Merespons protes publik, Mendagri Tjahjo Kumolo telah menangguhkan pemberlakuan permendagri No 3/2018 dan itu berarti kembali Permendagri No 7/2014. Keputusan yang disambut baik sebagian pihak, namun respons ini boleh jadi beralas pemahaman parsial. Jika kita hanya memiliki satu pilihan di antara kedua beleid , saya memilih Permendagri No 3/2018 yang sedikit lebih rendah dosis mudaratnya. Jika Permendagri No 7/2014 mengatur masa berlaku izin lebih singkat (6 bulan dan setelah itu urus perpanjangan), Permendagri No 3/2018 mengatur tempo lebih lama (setahun). Bagi para antropolog yang menghabiskan waktu bertahun-tahun di lapangan, misalnya, tempo lebih lama tentu agak melegakan.

Opsi fundamental yang semestinya diambil adalah mencabut berbagai regulasi yang ada. Alasan keberadaan dan keharusan mengurus izin tidak saja janggal, tapi bahkan sepihak.

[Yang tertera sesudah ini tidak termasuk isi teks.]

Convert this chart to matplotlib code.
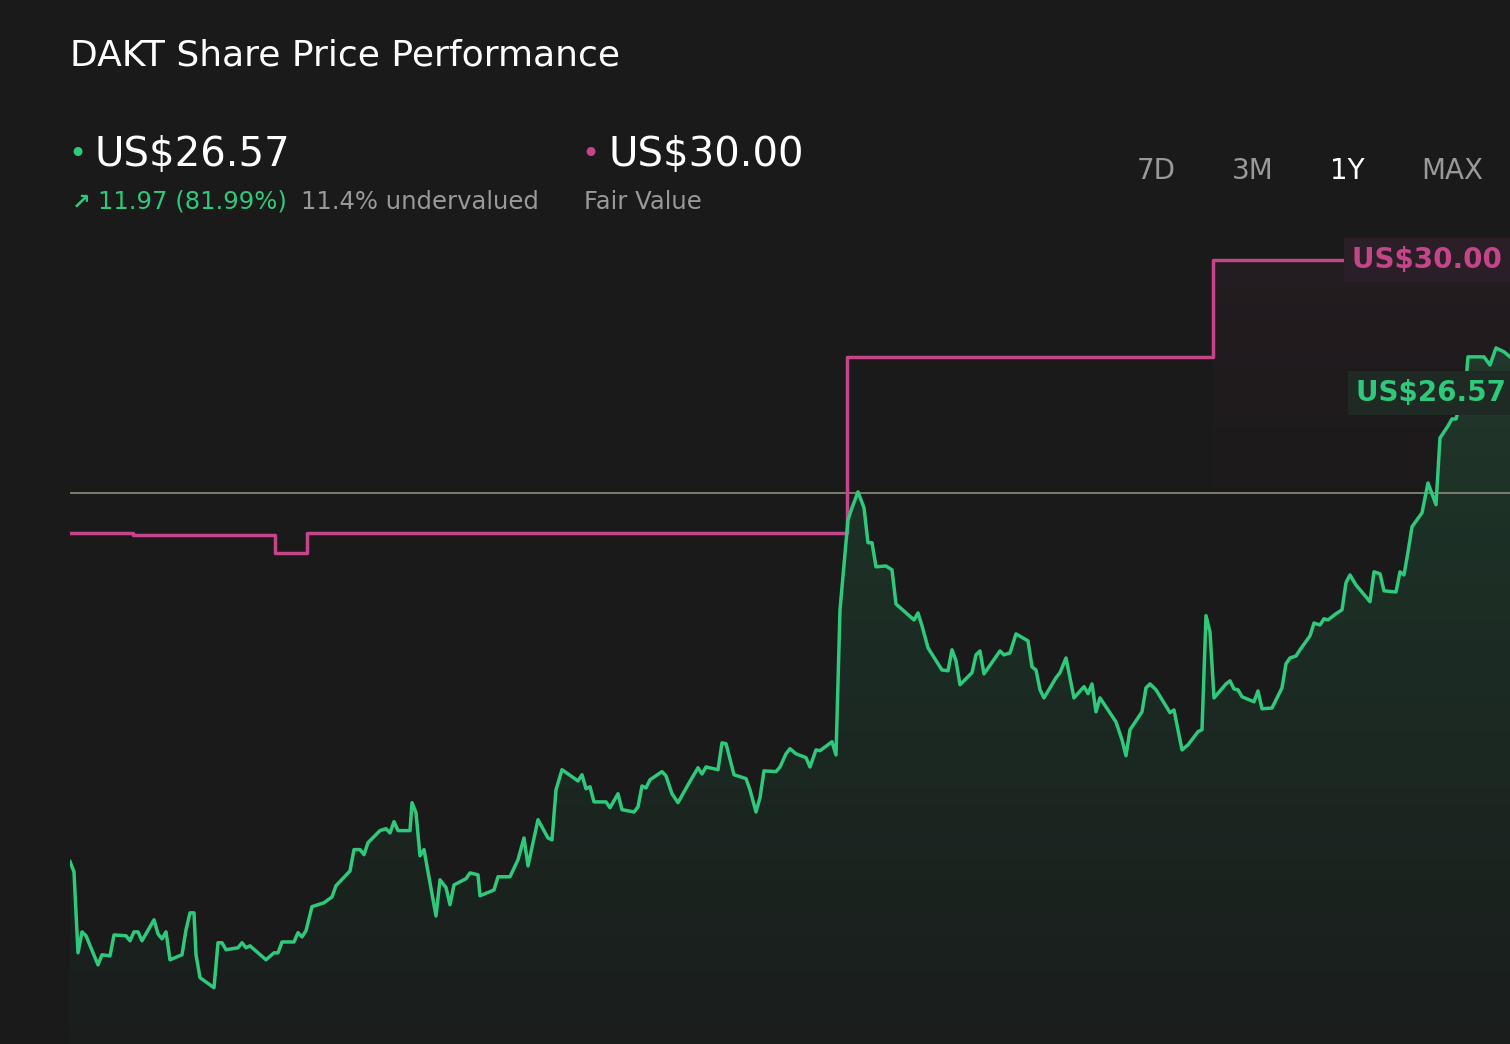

Izin sebagai “kompensasi atas larangan” adalah resonansi dari karakter rezim pengendalian/keamanan (ranah Kemendagri) dan mengangkangi kaidah kebebasan akademik (ranah Kemenristek).

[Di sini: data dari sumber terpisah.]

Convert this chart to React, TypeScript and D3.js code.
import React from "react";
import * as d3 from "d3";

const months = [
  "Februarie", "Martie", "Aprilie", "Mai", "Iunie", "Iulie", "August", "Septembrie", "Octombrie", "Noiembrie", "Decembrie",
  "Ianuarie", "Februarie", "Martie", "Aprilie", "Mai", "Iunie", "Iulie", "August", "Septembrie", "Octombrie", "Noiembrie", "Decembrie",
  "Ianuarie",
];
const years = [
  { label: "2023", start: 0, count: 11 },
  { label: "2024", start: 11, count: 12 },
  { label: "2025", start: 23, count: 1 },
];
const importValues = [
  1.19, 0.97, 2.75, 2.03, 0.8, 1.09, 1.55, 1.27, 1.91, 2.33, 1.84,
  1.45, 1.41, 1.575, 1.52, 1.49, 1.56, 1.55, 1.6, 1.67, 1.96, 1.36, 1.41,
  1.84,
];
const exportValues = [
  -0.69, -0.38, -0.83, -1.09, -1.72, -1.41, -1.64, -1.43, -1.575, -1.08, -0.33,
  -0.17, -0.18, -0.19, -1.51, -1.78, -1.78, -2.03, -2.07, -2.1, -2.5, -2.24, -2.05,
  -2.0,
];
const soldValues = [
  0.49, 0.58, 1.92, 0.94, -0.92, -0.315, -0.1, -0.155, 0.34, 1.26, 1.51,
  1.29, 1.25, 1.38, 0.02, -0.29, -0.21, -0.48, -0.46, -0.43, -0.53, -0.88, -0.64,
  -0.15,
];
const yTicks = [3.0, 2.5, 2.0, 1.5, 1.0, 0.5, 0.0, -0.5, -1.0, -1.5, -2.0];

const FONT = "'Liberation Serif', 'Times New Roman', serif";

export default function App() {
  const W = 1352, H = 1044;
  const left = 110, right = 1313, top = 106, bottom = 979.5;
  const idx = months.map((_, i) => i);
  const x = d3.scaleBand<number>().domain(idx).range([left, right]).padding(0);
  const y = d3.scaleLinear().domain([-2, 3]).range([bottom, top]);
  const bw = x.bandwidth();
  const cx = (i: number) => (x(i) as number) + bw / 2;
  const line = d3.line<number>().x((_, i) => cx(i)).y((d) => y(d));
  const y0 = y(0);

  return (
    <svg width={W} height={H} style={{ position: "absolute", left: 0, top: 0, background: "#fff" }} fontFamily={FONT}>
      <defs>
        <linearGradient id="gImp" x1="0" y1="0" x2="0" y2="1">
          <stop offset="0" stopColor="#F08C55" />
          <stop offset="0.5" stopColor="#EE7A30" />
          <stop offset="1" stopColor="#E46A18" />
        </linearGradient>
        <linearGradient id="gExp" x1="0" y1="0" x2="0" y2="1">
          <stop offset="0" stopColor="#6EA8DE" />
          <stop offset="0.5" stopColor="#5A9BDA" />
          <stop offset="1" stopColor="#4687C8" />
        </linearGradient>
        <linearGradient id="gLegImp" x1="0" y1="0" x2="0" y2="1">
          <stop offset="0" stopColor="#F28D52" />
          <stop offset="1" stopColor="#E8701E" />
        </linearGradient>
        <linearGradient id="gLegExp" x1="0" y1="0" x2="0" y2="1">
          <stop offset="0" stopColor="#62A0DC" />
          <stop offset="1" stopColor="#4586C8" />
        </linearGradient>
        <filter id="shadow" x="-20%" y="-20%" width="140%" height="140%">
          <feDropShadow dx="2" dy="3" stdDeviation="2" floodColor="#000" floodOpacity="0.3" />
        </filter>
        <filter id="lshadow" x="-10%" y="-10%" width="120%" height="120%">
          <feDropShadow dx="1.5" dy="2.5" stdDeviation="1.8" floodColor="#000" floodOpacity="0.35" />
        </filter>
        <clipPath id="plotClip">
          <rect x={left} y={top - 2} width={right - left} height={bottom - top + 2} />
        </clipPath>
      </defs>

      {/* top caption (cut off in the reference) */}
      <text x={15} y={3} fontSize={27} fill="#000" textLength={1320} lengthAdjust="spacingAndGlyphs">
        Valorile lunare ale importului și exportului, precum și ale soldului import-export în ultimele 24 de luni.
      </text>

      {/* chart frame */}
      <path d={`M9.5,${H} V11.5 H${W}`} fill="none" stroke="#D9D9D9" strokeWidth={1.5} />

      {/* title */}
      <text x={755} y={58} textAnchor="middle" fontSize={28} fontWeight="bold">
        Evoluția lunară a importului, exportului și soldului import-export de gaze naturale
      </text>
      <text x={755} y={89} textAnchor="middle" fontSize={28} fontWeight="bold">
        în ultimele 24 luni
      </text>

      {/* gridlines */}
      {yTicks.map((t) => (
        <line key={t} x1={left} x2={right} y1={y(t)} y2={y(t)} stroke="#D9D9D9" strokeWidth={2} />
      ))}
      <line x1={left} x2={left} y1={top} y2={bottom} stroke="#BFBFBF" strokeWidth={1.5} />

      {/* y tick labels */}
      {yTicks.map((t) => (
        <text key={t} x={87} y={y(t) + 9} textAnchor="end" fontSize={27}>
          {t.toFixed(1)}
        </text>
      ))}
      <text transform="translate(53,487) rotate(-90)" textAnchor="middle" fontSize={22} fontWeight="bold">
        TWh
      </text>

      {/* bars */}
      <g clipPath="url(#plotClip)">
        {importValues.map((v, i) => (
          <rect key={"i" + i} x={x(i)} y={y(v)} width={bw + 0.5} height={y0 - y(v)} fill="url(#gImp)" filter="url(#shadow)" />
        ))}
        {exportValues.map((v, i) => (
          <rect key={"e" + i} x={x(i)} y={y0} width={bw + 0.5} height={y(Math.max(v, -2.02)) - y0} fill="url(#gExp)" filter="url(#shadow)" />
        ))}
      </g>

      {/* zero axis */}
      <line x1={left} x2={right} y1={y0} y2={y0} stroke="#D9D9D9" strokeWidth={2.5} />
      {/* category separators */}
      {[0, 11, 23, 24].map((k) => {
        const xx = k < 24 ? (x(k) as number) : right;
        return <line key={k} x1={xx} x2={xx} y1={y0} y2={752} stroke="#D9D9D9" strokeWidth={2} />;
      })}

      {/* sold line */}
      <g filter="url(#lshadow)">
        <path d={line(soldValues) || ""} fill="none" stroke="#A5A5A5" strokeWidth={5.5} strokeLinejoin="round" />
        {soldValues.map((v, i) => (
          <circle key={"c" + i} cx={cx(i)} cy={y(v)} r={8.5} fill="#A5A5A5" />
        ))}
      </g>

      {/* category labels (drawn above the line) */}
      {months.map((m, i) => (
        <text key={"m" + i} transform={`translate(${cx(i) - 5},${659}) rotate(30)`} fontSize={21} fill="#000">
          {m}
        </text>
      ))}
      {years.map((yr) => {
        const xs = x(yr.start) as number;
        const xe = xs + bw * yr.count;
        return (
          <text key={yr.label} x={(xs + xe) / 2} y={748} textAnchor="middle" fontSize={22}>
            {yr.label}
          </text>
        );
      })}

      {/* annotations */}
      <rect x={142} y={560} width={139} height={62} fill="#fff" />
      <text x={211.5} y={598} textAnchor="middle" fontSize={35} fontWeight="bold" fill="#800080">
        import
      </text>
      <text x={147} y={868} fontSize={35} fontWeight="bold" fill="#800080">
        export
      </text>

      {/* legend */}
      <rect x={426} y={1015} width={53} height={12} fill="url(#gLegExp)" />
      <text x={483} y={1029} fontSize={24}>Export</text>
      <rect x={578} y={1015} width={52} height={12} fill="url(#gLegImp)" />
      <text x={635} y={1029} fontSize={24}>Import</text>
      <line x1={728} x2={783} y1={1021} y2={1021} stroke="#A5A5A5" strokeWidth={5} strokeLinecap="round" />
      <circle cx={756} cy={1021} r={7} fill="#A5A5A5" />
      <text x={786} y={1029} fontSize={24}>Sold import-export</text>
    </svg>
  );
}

Fenomena ini juga semakin menegaskan lemahnya tradisi keilmuan (sikap budaya) dalam birokrasi dan pranata politik kita untuk menjadikan hasil riset sebagai basis pembuatan kebijakan. Banyak perencanaan program di instansi pemerintah disusun berdasarkan portofolio (tupoksi) yang amat parsial dan cekak, nyaris tanpa terobosan besar dengan relevansi sosial yang teruji.

Negeri ini tak boleh jadi aneh sendiri, larut melawan semangat zaman. China yang amat liat sentralitas politiknya saja sedemikian kuat mendorong kebebasan akademik bagi puluhan ribu tangki pemikir kelas dunianya, menghargai tinggi ilmu sosial (Chinese Academy of Social Sciences/CASS yang hebat dengan aneka jurnal bergengsi), bahkan meyakini partai berkuasa hanya bisa terus eksis jika kebijakan negara tetap dirasakan relevan oleh rakyat di mana relevansi kebijakan secara linear berarti diadopsinya hasil riset berbasis bukti empirik di lapangan.

Alih-alih izin penelitian, negeri ini butuh iklim dan ekosistem kondusif bagi lahirnya kompetisi dan inovasi, serta lembaga penelitian yang tak lagi terus didera perkara kualitas riset, pendanaan riset, adopsi hasil, dan seterusnya.